Breakfast Notes #29 (Turning Cheeks, Stealing, Indigenous Science)

Good morning friends. 45 years ago, we achieved a monumental breakthrough in telecommunications. On 22 April 1977, optical fibre was first used to carry live telephone traffic, beginning the acceleration of long-distance phone calls. In 2022, we call each other within five presses of a glass screen.

Here is the 29th serving of the Breakfast Notes

The Benefits of Turning The Other Cheek

Over the past week, I have been reflecting on this puzzling biblical passage in the book of Matthew. In his sermon on the Mount, Jesus proclaimed to his audience that while they might have heard of the saying "An eye for an eye and a tooth for a tooth." They ought not to ‘resist the evil one. But if anyone slaps them on the right cheek, turn to him the other also.

To many Christians, turning the other cheek is a call to pacifism and an injunction to practise the virtues of love, patience and kindness. In essence, to turn the other cheek is to be selfless.

What if turning the other cheek has its self-serving benefits?

I realised that the act of turning the other cheek itself is a demonstration that the wrongs someone commits against me do not injure me. I can even afford to let him do his worst again. In this sense, I have realised that the joy in forgetting the wrongs others commit against us is that we get to focus our energies on things that matter.

The Best Way To Steal

Whenever I face writer’s block, I take a paragraph from a writer I admire and copy the text word for word. Although it looks like regurgitation, I find myself inhabiting the writer’s perspective and appreciating his mastery of the written word. Soon enough, I became acquainted with his style, taste and preferences. I gradually developed my pantheon of heroes, and I noticed that my writing also improved.

If you don’t have a favourite paragraph, you can go ahead and steal this paragraph which I also steal from Nassim Taleb whenever I want to introduce and explain the pros/cons of a concept.

Heuristics are simplified rules of thumb that make things simple and easy to implement. But their main advantage is that the user knows that they are not perfect, just expedient, and is therefore less fooled by their powers. They become dangerous when we forget that.

Visualisation Of The Day

Library of Congress

Senator Gaylord Nelson promoted Earth Day on April 22, 1970, calling upon students to fight for environmental causes and oppose environmental degradation with the same energy they displayed in opposing the Vietnam War.

Today, as we commemorate Earth Day, let us strive to be like the girl scout in this canoe - doing the little we can to make the Earth we live in a little more inhabitable.

The Indigenous Science

In his essay - In Praise of Shadows, Junichiro Tanizaki makes a point that I can’t seem to get out of my head.

His central question - What if the Orient (the East) developed our own science?

As Japan replicated the intellectual practices of the West, it also imported Western technologies, which would displace traditional Japanese technologies, forcing many Japanese to discard cultural traditions that have revolved around these items.
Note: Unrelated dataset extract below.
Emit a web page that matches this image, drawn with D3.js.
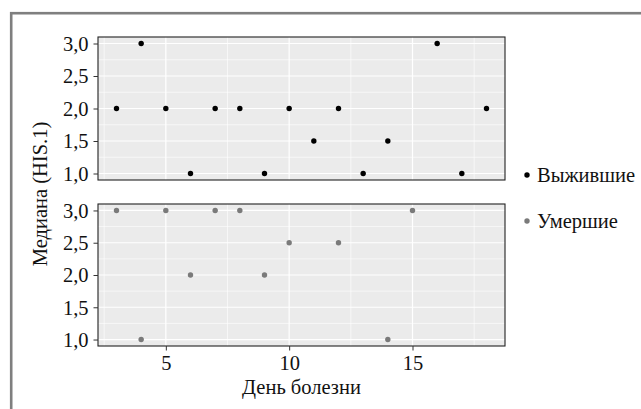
<!DOCTYPE html>
<html>
<head>
<meta charset="utf-8">
<script src="https://cdn.jsdelivr.net/npm/d3@7"></script>
<style>
  body { margin: 0; background: #fff; }
  svg { display: block; }
</style>
</head>
<body>
<script>
var width = 641,
    height = 409;

// data
const days_alive = [3, 4, 5, 6, 7, 8, 9, 10, 11, 12, 13, 14, 16, 17, 18];
const his_alive  = [2, 3, 2, 1, 2, 2, 1, 2, 1.5, 2, 1, 1.5, 3, 1, 2];
const days_dead  = [3, 4, 5, 6, 7, 8, 9, 10, 12, 14, 15];
const his_dead   = [3, 1, 3, 2, 3, 3, 2, 2.5, 2.5, 1, 3];

const groups = ["Выжившие", "Умершие"];
const colors = ["#000000", "#7a7a7a"];
const x_ticks = [5, 10, 15];
const y_ticks = [1, 1.5, 2, 2.5, 3];

const x_title = "День болезни";
const y_title = "Медиана (HIS.1)";

const FONT = "'Liberation Serif', 'Times New Roman', serif";
const FONT_SIZE = "20.5px";

const panel_left = 98, panel_right = 505;
const panels = [
    { top: 37, bottom: 180, days: days_alive, vals: his_alive },
    { top: 204, bottom: 346, days: days_dead, vals: his_dead }
];

const fmt = d3.formatLocale({ decimal: ",", thousands: " ", grouping: [3], currency: ["", ""] }).format(".1f");

const styleText = (sel) => {
    sel.style("font-family", FONT)
        .style("font-size", FONT_SIZE)
        .attr("fill", "#111");
};

const svg = d3.select("body").append("svg")
    .attr("width", width)
    .attr("height", height);

// outer frame
svg.append("rect")
    .attr("x", 11.2).attr("y", 13.2)
    .attr("width", width + 20).attr("height", height + 20)
    .attr("fill", "none")
    .attr("stroke", "#7f7f7f")
    .attr("stroke-width", 2.6);

const x = d3.scaleLinear()
    .domain([2.25, 18.75])
    .range([panel_left, panel_right]);

panels.forEach((p, i) => {
    const y = d3.scaleLinear().domain([0.9, 3.1]).range([p.bottom, p.top]);
    const g = svg.append("g");

    g.append("rect")
        .attr("x", panel_left).attr("y", p.top)
        .attr("width", panel_right - panel_left).attr("height", p.bottom - p.top)
        .attr("fill", "#ebebeb");

    // minor grid
    const x_minor = [2.5, 7.5, 12.5, 17.5];
    const y_minor = [1.25, 1.75, 2.25, 2.75];
    g.selectAll(".xminor").data(x_minor).enter().append("line")
        .attr("x1", d => x(d)).attr("x2", d => x(d))
        .attr("y1", p.top).attr("y2", p.bottom)
        .attr("stroke", "#fff").attr("stroke-width", 0.6);
    g.selectAll(".yminor").data(y_minor).enter().append("line")
        .attr("x1", panel_left).attr("x2", panel_right)
        .attr("y1", d => y(d)).attr("y2", d => y(d))
        .attr("stroke", "#fff").attr("stroke-width", 0.6);

    // major grid
    g.selectAll(".xmajor").data(x_ticks).enter().append("line")
        .attr("x1", d => x(d)).attr("x2", d => x(d))
        .attr("y1", p.top).attr("y2", p.bottom)
        .attr("stroke", "#fff").attr("stroke-width", 1.2);
    g.selectAll(".ymajor").data(y_ticks).enter().append("line")
        .attr("x1", panel_left).attr("x2", panel_right)
        .attr("y1", d => y(d)).attr("y2", d => y(d))
        .attr("stroke", "#fff").attr("stroke-width", 1.2);

    // points
    g.selectAll("circle")
        .data(p.days.map((d, k) => ({ day: d, v: p.vals[k] })))
        .enter().append("circle")
        .attr("cx", d => x(d.day))
        .attr("cy", d => y(d.v))
        .attr("r", 2.7)
        .attr("fill", colors[i]);

    g.append("rect")
        .attr("x", panel_left).attr("y", p.top)
        .attr("width", panel_right - panel_left).attr("height", p.bottom - p.top)
        .attr("fill", "none").attr("stroke", "#222").attr("stroke-width", 1.1);

    // y axis
    const ya = g.append("g")
        .attr("transform", "translate(" + panel_left + ",0)")
        .call(d3.axisLeft(y).tickValues(y_ticks).tickFormat(fmt).tickSize(4.5).tickPadding(5));
    ya.select(".domain").remove();
    ya.selectAll(".tick line").attr("stroke", "#333");
    ya.selectAll(".tick text")
        .attr("dy", "0.34em")
        .call(styleText);

    if (i == panels.length - 1) {
        const xa = g.append("g")
            .attr("transform", "translate(0," + p.bottom + ")")
            .call(d3.axisBottom(x).tickValues(x_ticks).tickSize(4.5).tickPadding(5));
        xa.select(".domain").remove();
        xa.selectAll(".tick line").attr("stroke", "#333");
        xa.selectAll(".tick text").call(styleText);
    }
});

// axis titles
svg.append("text")
    .attr("x", (panel_left + panel_right) / 2)
    .attr("y", 394)
    .attr("text-anchor", "middle")
    .text(x_title)
    .call(styleText);

svg.append("text")
    .attr("transform", "translate(46.5,194) rotate(-90)")
    .attr("text-anchor", "middle")
    .text(y_title)
    .call(styleText);

// legend
const leg_y = [175, 221];
groups.forEach((name, i) => {
    svg.append("circle")
        .attr("cx", 527).attr("cy", leg_y[i])
        .attr("r", 2.7).attr("fill", colors[i]);
    svg.append("text")
        .attr("x", 537).attr("y", leg_y[i])
        .attr("dy", "0.34em")
        .text(name)
        .call(styleText);
});
</script>
</body>
</html>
He cites a trivial example, the fountain pen. Had the ancient Chinese or Japanese invented the pen, ‘it would surely have had a tufted end like our writing brush’ and would have been ‘made to seep down from the handle into the brush.’ Since they would have found it difficult to write on Western paper with a pen soaked in ink, they would have used a mass-produced paper approximating Japanese paper. This might give the Japanese a greater affection for their traditions and, more importantly, prevent their literature from imitating the West.

In his words, ‘An insignificant little piece of writing equipment when one thinks of it has had a vast, almost boundless influence on our culture.’

Before Marshall McLuhan proclaimed that the ‘medium is the message’, Tanizaki astutely pointed out that he who creates the medium shapes the message.